* _Directions for this task_
Please, without the pictures, retype exactly the lines from the start of the material through the line that holds "const matrices = [m0,m1,m2,m3,m4,m5,m6,m7,m8,m9,m10,m11];".

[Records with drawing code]
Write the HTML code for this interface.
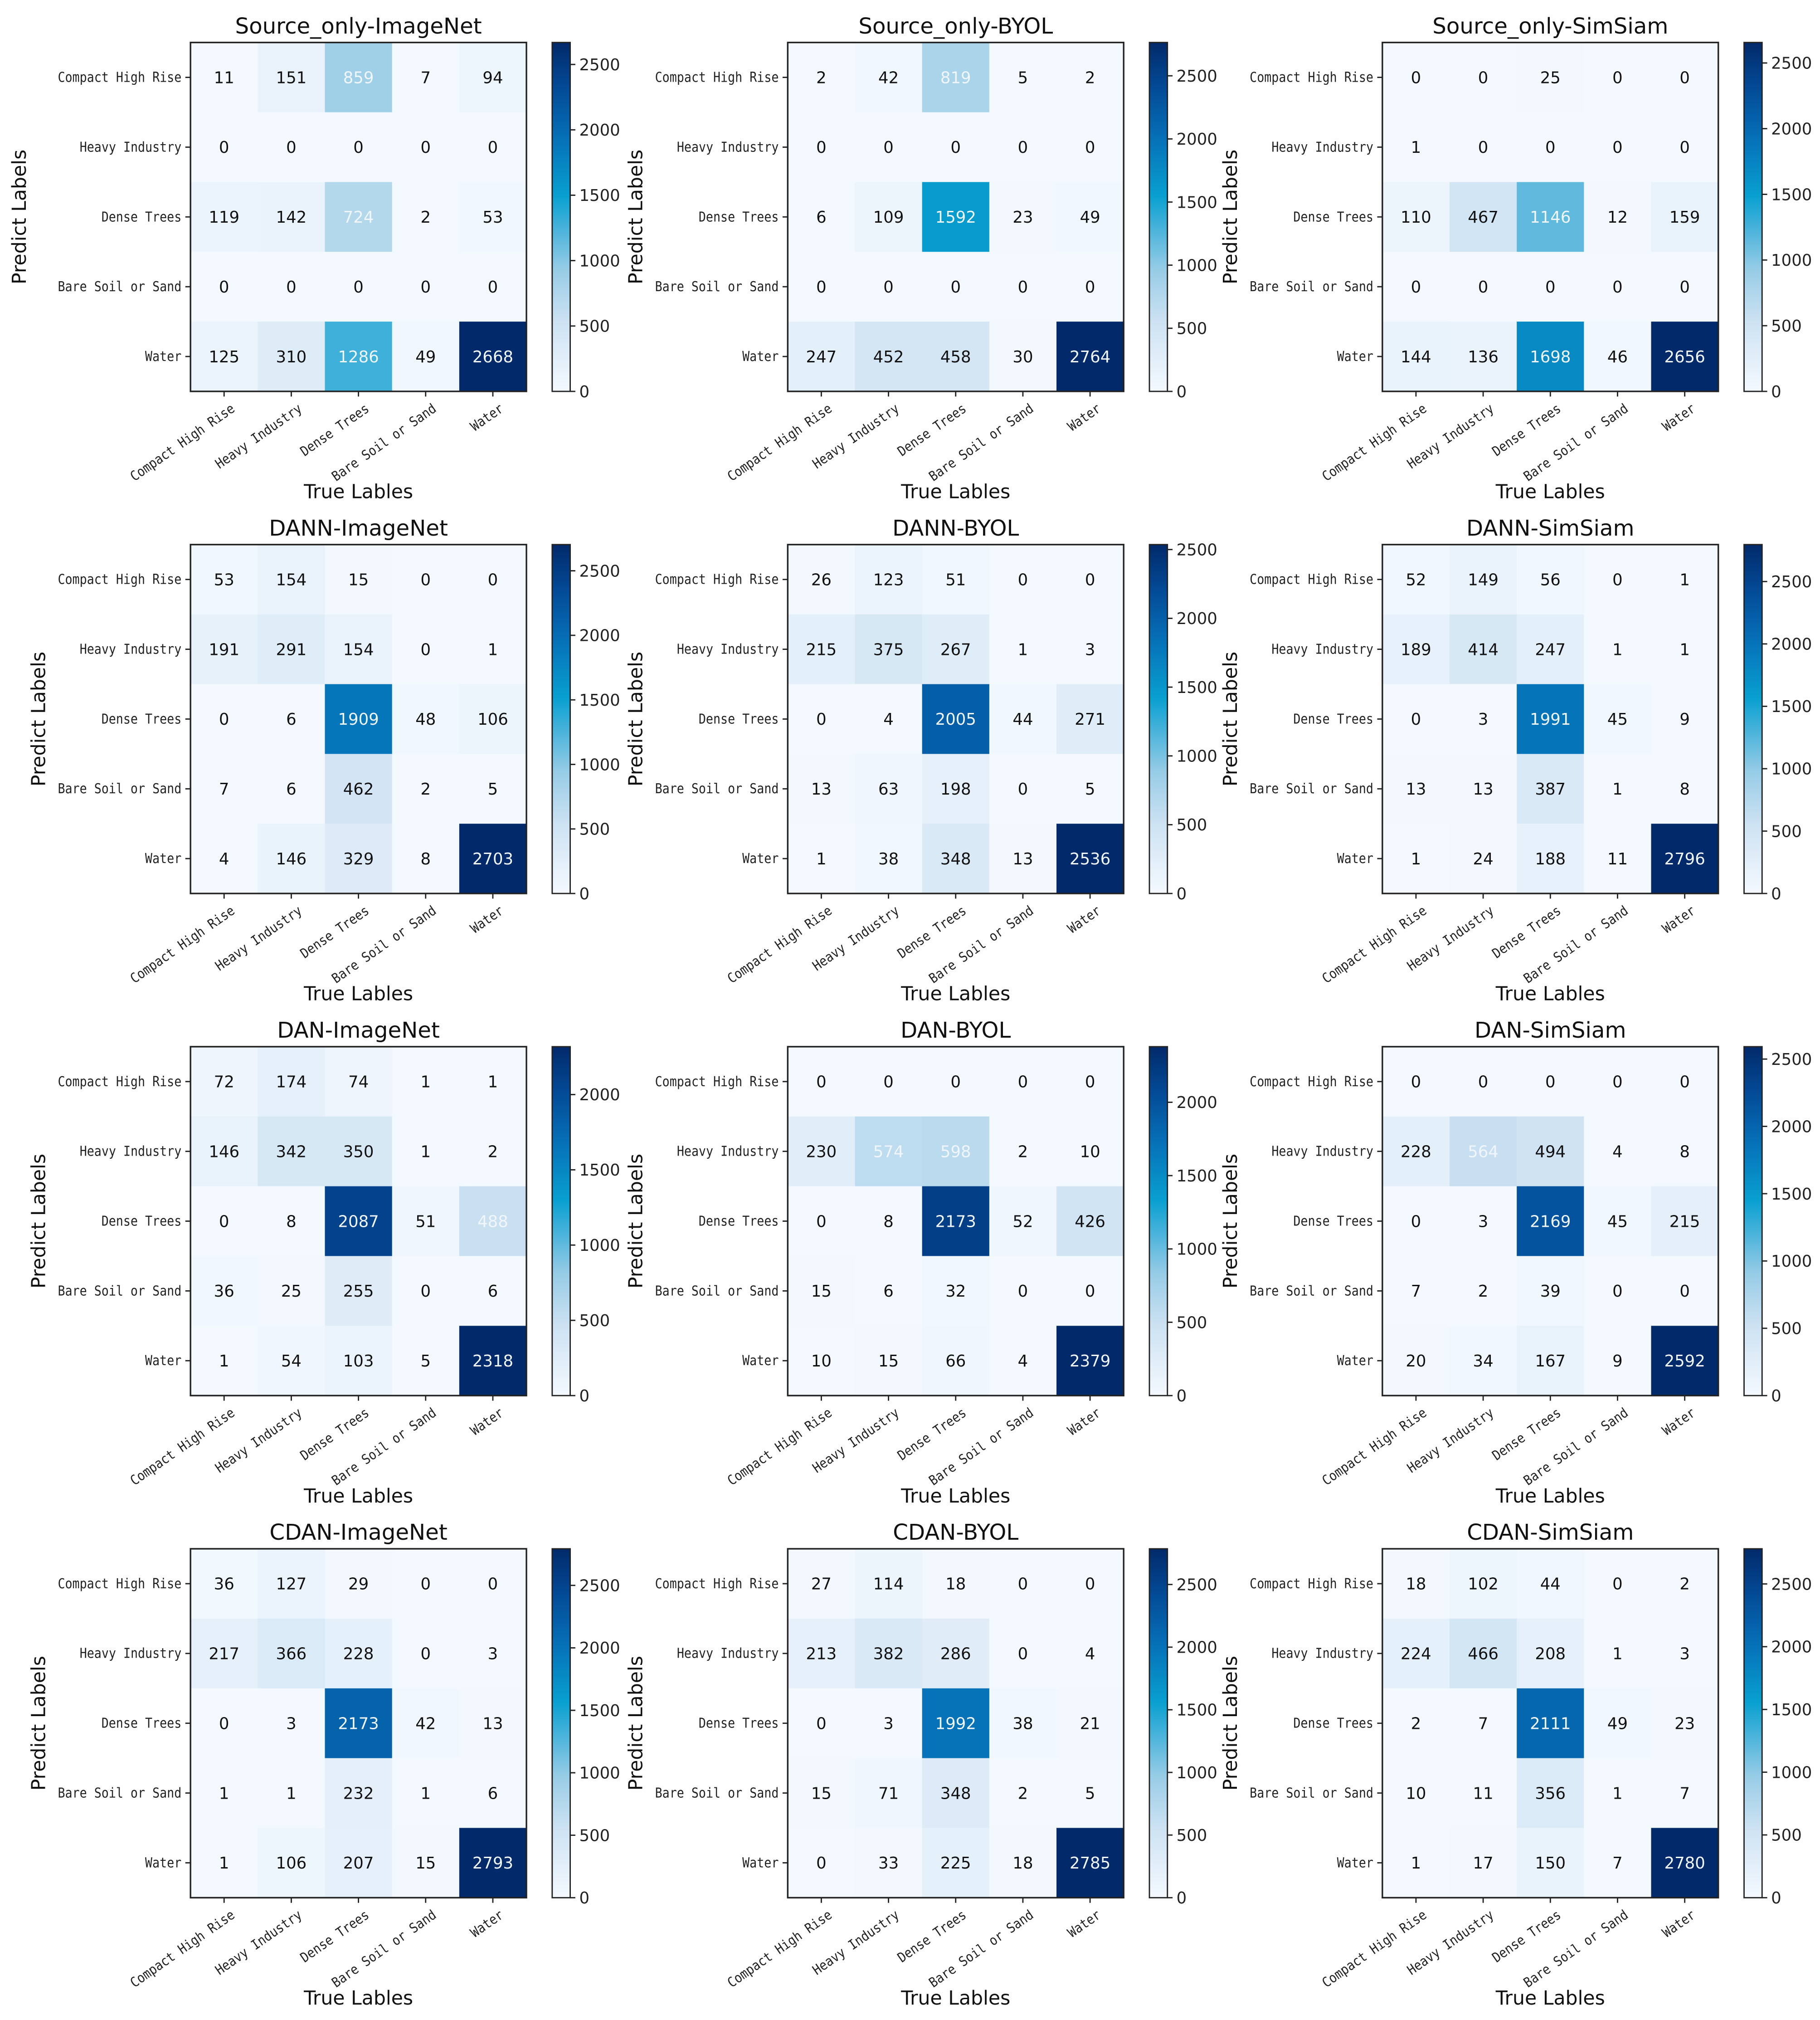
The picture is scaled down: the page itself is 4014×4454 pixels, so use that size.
<!DOCTYPE html>
<html><head><meta charset="utf-8"><style>
html,body{margin:0;padding:0;background:#fff}
svg{display:block}
text{font-family:"DejaVu Sans","Liberation Sans",sans-serif}
.mono{font-family:"DejaVu Sans Mono","Liberation Mono",monospace}
</style></head><body>
<svg id="fig" width="4014" height="4454" viewBox="0 0 1414 1569" xmlns="http://www.w3.org/2000/svg"></svg>
<script>
const classes = ["Compact High Rise","Heavy Industry","Dense Trees","Bare Soil or Sand","Water"];
const titles = ["Source_only-ImageNet","Source_only-BYOL","Source_only-SimSiam","DANN-ImageNet","DANN-BYOL","DANN-SimSiam","DAN-ImageNet","DAN-BYOL","DAN-SimSiam","CDAN-ImageNet","CDAN-BYOL","CDAN-SimSiam"];
const m0 = [[11,151,859,7,94],[0,0,0,0,0],[119,142,724,2,53],[0,0,0,0,0],[125,310,1286,49,2668]];
const m1 = [[2,42,819,5,2],[0,0,0,0,0],[6,109,1592,23,49],[0,0,0,0,0],[247,452,458,30,2764]];
const m2 = [[0,0,25,0,0],[1,0,0,0,0],[110,467,1146,12,159],[0,0,0,0,0],[144,136,1698,46,2656]];
const m3 = [[53,154,15,0,0],[191,291,154,0,1],[0,6,1909,48,106],[7,6,462,2,5],[4,146,329,8,2703]];
const m4 = [[26,123,51,0,0],[215,375,267,1,3],[0,4,2005,44,271],[13,63,198,0,5],[1,38,348,13,2536]];
const m5 = [[52,149,56,0,1],[189,414,247,1,1],[0,3,1991,45,9],[13,13,387,1,8],[1,24,188,11,2796]];
const m6 = [[72,174,74,1,1],[146,342,350,1,2],[0,8,2087,51,488],[36,25,255,0,6],[1,54,103,5,2318]];
const m7 = [[0,0,0,0,0],[230,574,598,2,10],[0,8,2173,52,426],[15,6,32,0,0],[10,15,66,4,2379]];
const m8 = [[0,0,0,0,0],[228,564,494,4,8],[0,3,2169,45,215],[7,2,39,0,0],[20,34,167,9,2592]];
const m9 = [[36,127,29,0,0],[217,366,228,0,3],[0,3,2173,42,13],[1,1,232,1,6],[1,106,207,15,2793]];
const m10 = [[27,114,18,0,0],[213,382,286,0,4],[0,3,1992,38,21],[15,71,348,2,5],[0,33,225,18,2785]];
const m11 = [[18,102,44,0,2],[224,466,208,1,3],[2,7,2111,49,23],[10,11,356,1,7],[1,17,150,7,2780]];
const matrices = [m0,m1,m2,m3,m4,m5,m6,m7,m8,m9,m10,m11];

const NS="http://www.w3.org/2000/svg";
const svg=document.getElementById('fig');
const colLeft=[148,612,1074], rowTop=[33,423,813,1203];
const W=261,H=271;
const stops=[[0,[244,249,255]],[0.2,[205,226,242]],[0.35,[150,204,230]],[0.47,[70,178,218]],[0.56,[8,160,208]],[0.72,[6,114,184]],[0.87,[3,74,150]],[1,[2,42,106]]];
function cmap(t){t=Math.max(0,Math.min(1,t));for(let i=1;i<stops.length;i++){if(t<=stops[i][0]){const a=stops[i-1],b=stops[i];const f=(t-a[0])/(b[0]-a[0]);const c=a[1].map((v,k)=>Math.round(v+(b[1][k]-v)*f));return `rgb(${c[0]},${c[1]},${c[2]})`;}}return 'rgb(2,42,106)';}
function el(tag,attrs,parent){const e=document.createElementNS(NS,tag);for(const k in attrs)e.setAttribute(k,attrs[k]);(parent||svg).appendChild(e);return e;}
const defs=el('defs',{});
const grad=el('linearGradient',{id:'cbg',x1:0,y1:1,x2:0,y2:0},defs);
stops.forEach(s=>el('stop',{offset:s[0],'stop-color':cmap(s[0])},grad));

matrices.forEach((m,idx)=>{
  const r=Math.floor(idx/3),c=idx%3;
  const x0=colLeft[c],y0=rowTop[r];
  const g=el('g',{});
  
  
  const vmax=Math.max(...m.flat());
  const cw=W/5,ch=H/5;
  const xs=i=>x0+i*cw, ys=j=>y0+j*ch;
  const t=el('text',{x:x0+W/2,y:y0-7,'text-anchor':'middle','font-size':17,fill:'#111'},g);t.textContent=titles[idx];
  
  m.forEach((row,j)=>row.forEach((v,i)=>{
    const rc=el('rect',{x:xs(i),y:ys(j),width:cw+0.5,height:ch+0.5,fill:cmap(v/vmax)},g);
    
    const tx=el('text',{x:xs(i)+cw/2,y:ys(j)+ch/2+4.5,'text-anchor':'middle','font-size':12.5,fill:v>vmax*0.2?'#f0f6fb':'#111'},g);
    tx.textContent=v;
    
  }));
  el('rect',{x:x0,y:y0,width:W,height:H,fill:'none',stroke:'#222','stroke-width':1.2},g);
  classes.forEach((name,k)=>{
    const cy=ys(k)+ch/2;
    const len=(name.length*5.65).toFixed(1);
    el('line',{x1:x0-4,x2:x0,y1:cy,y2:cy,stroke:'#222'},g);
    const yl=el('text',{x:x0-7,y:cy+3.5,'text-anchor':'end','font-size':10.5,fill:'#222',class:'mono',textLength:len,lengthAdjust:'spacingAndGlyphs'},g);yl.textContent=name;
    
    const cx=xs(k)+cw/2;
    el('line',{x1:cx,x2:cx,y1:y0+H,y2:y0+H+4,stroke:'#222'},g);
    const xl=el('text',{x:0,y:0,'text-anchor':'end','font-size':10.5,fill:'#222',class:'mono',textLength:len,lengthAdjust:'spacingAndGlyphs',transform:`translate(${cx+9},${y0+H+15}) rotate(-35)`},g);xl.textContent=name;
    
  });
  const xt=el('text',{x:x0+W/2,y:y0+H+83,'text-anchor':'middle','font-size':15,fill:'#111'},g);xt.textContent='True Lables';
  
  const yx=(idx===0)?x0-128:x0-113;
  const yt=el('text',{x:0,y:0,'text-anchor':'middle','font-size':15,fill:'#111',transform:`translate(${yx},${y0+H/2}) rotate(-90)`},g);yt.textContent='Predict Labels';
  
  const cbx=x0+W+20;
  const cb=el('rect',{x:cbx,y:y0,width:14,height:H,fill:'url(#cbg)',stroke:'#222','stroke-width':1},g);
  
  for(let v=0;v<=vmax;v+=500){
    const yy=y0+H-v/vmax*H;
    el('line',{x1:cbx+14,x2:cbx+18,y1:yy,y2:yy,stroke:'#222'},g);
    const ct=el('text',{x:cbx+21,y:yy+4.5,'font-size':12.5,fill:'#222'},g);ct.textContent=v;
    
  }
});
</script>
</body></html>
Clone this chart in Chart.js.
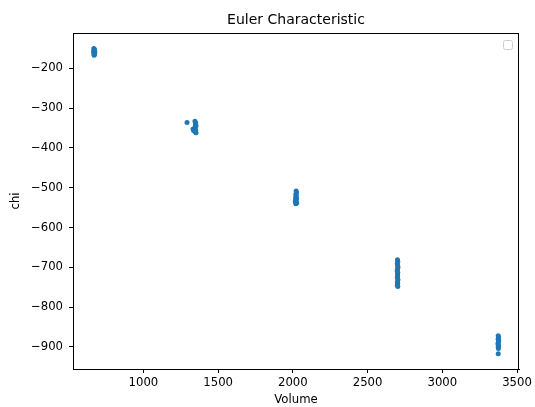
<!DOCTYPE html>
<html>
<head>
<meta charset="utf-8">
<script src="https://cdn.jsdelivr.net/npm/chart.js@4.4.0/dist/chart.umd.min.js"></script>
<style>
  html, body { margin: 0; padding: 0; background: #fff; }
  #chart { display: block; }
</style>
</head>
<body>
<canvas id="chart" width="535" height="407"></canvas>
<script>
// Data
const volume = [
    668, 672, 670, 674, 667, 671, 675, 669, 673, 670,
    1292, 1345, 1350, 1348, 1352, 1346, 1332, 1336, 1350, 1348, 1352, 1345,
    2022, 2024, 2020, 2023, 2019, 2025, 2018, 2022, 2016, 2026, 2020,
    2700, 2702, 2699, 2701, 2703, 2700, 2698, 2702, 2700, 2701, 2699, 2703, 2700, 2701, 2699, 2702,
    3374, 3376, 3373, 3377, 3375, 3372, 3376, 3374, 3375, 3374
];
const chi = [
    -150, -152, -155, -157, -158, -160, -161, -163, -165, -167,
    -336, -333, -337, -341, -345, -348, -352, -356, -355, -360, -362, -358,
    -508, -512, -516, -520, -524, -527, -530, -533, -536, -538, -540,
    -681, -686, -691, -696, -700, -705, -709, -713, -718, -722, -726, -731, -736, -740, -745, -748,
    -872, -876, -880, -884, -888, -892, -896, -900, -904, -917
];
const xTicks = [1000, 1500, 2000, 2500, 3000, 3500];
const yTicks = [-900, -800, -700, -600, -500, -400, -300, -200];

const points = volume.map((v, i) => ({ x: v, y: chi[i] }));

// Full box around the axes plus the empty legend frame (matplotlib look)
const framePlugin = {
    id: 'frame',
    afterDraw(chart) {
        const { ctx, chartArea: a } = chart;
        ctx.save();
        ctx.strokeStyle = '#000';
        ctx.lineWidth = 1;
        ctx.strokeRect(Math.round(a.left) + 0.5, Math.round(a.top) + 0.5,
            Math.round(a.right - a.left) - 1, Math.round(a.bottom - a.top));
        // empty legend box
        ctx.strokeStyle = '#cccccc';
        ctx.beginPath();
        ctx.roundRect(a.right - 15.5, a.top + 7.5, 9, 9, 2);
        ctx.stroke();
        ctx.restore();
    }
};

new Chart(document.getElementById('chart'), {
    type: 'scatter',
    data: {
        datasets: [{
            data: points,
            backgroundColor: '#1f77b4',
            borderWidth: 0,
            pointRadius: 2.5,
            pointHoverRadius: 2.5
        }]
    },
    options: {
        responsive: false,
        animation: false,
        layout: { padding: { left: 0, right: 12, top: 0, bottom: 0 } },
        plugins: {
            legend: { display: false },
            tooltip: { enabled: false },
            title: {
                display: true,
                text: 'Euler Characteristic',
                fullSize: false,
                color: '#000',
                font: { family: 'DejaVu Sans', size: 14, weight: 'normal' },
                padding: { top: 11.5, bottom: 4.7 }
            }
        },
        scales: {
            x: {
                type: 'linear',
                min: 529,
                max: 3513,
                afterBuildTicks: s => { s.ticks = xTicks.map(v => ({ value: v })); },
                afterFit: s => { s.height = 38; },
                grid: { display: true, drawOnChartArea: false, drawTicks: true, tickLength: 4, color: '#000' },
                border: { display: true, color: '#000', width: 1 },
                ticks: {
                    color: '#000',
                    padding: 3,
                    maxRotation: 0,
                    font: { family: 'DejaVu Sans', size: 11.7 },
                    callback: v => String(v)
                },
                title: {
                    display: true,
                    text: 'Volume',
                    color: '#000',
                    font: { family: 'DejaVu Sans', size: 11.7 },
                    padding: { top: 0, bottom: 0 }
                }
            },
            y: {
                type: 'linear',
                min: -955.5,
                max: -111,
                afterBuildTicks: s => { s.ticks = yTicks.map(v => ({ value: v })); },
                afterFit: s => { s.width = 73; },
                grid: { display: true, drawOnChartArea: false, drawTicks: true, tickLength: 4, color: '#000' },
                border: { display: true, color: '#000', width: 1 },
                ticks: {
                    color: '#000',
                    padding: 6,
                    font: { family: 'DejaVu Sans', size: 11.7 },
                    callback: v => String(v).replace('-', '\u2212')
                },
                title: {
                    display: true,
                    text: 'chi',
                    color: '#000',
                    font: { family: 'DejaVu Sans', size: 11.7 },
                    padding: { top: 9, bottom: 0 }
                }
            }
        }
    },
    plugins: [framePlugin]
});
</script>
</body>
</html>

* _Answer for this exercise_
Write the HTML code for this interface.
The picture is scaled down: the page itself is 4014×4454 pixels, so use that size.
<!DOCTYPE html>
<html><head><meta charset="utf-8"><style>
html,body{margin:0;padding:0;background:#fff}
svg{display:block}
text{font-family:"DejaVu Sans","Liberation Sans",sans-serif}
.mono{font-family:"DejaVu Sans Mono","Liberation Mono",monospace}
</style></head><body>
<svg id="fig" width="4014" height="4454" viewBox="0 0 1414 1569" xmlns="http://www.w3.org/2000/svg"></svg>
<script>
const classes = ["Compact High Rise","Heavy Industry","Dense Trees","Bare Soil or Sand","Water"];
const titles = ["Source_only-ImageNet","Source_only-BYOL","Source_only-SimSiam","DANN-ImageNet","DANN-BYOL","DANN-SimSiam","DAN-ImageNet","DAN-BYOL","DAN-SimSiam","CDAN-ImageNet","CDAN-BYOL","CDAN-SimSiam"];
const m0 = [[11,151,859,7,94],[0,0,0,0,0],[119,142,724,2,53],[0,0,0,0,0],[125,310,1286,49,2668]];
const m1 = [[2,42,819,5,2],[0,0,0,0,0],[6,109,1592,23,49],[0,0,0,0,0],[247,452,458,30,2764]];
const m2 = [[0,0,25,0,0],[1,0,0,0,0],[110,467,1146,12,159],[0,0,0,0,0],[144,136,1698,46,2656]];
const m3 = [[53,154,15,0,0],[191,291,154,0,1],[0,6,1909,48,106],[7,6,462,2,5],[4,146,329,8,2703]];
const m4 = [[26,123,51,0,0],[215,375,267,1,3],[0,4,2005,44,271],[13,63,198,0,5],[1,38,348,13,2536]];
const m5 = [[52,149,56,0,1],[189,414,247,1,1],[0,3,1991,45,9],[13,13,387,1,8],[1,24,188,11,2796]];
const m6 = [[72,174,74,1,1],[146,342,350,1,2],[0,8,2087,51,488],[36,25,255,0,6],[1,54,103,5,2318]];
const m7 = [[0,0,0,0,0],[230,574,598,2,10],[0,8,2173,52,426],[15,6,32,0,0],[10,15,66,4,2379]];
const m8 = [[0,0,0,0,0],[228,564,494,4,8],[0,3,2169,45,215],[7,2,39,0,0],[20,34,167,9,2592]];
const m9 = [[36,127,29,0,0],[217,366,228,0,3],[0,3,2173,42,13],[1,1,232,1,6],[1,106,207,15,2793]];
const m10 = [[27,114,18,0,0],[213,382,286,0,4],[0,3,1992,38,21],[15,71,348,2,5],[0,33,225,18,2785]];
const m11 = [[18,102,44,0,2],[224,466,208,1,3],[2,7,2111,49,23],[10,11,356,1,7],[1,17,150,7,2780]];
const matrices = [m0,m1,m2,m3,m4,m5,m6,m7,m8,m9,m10,m11];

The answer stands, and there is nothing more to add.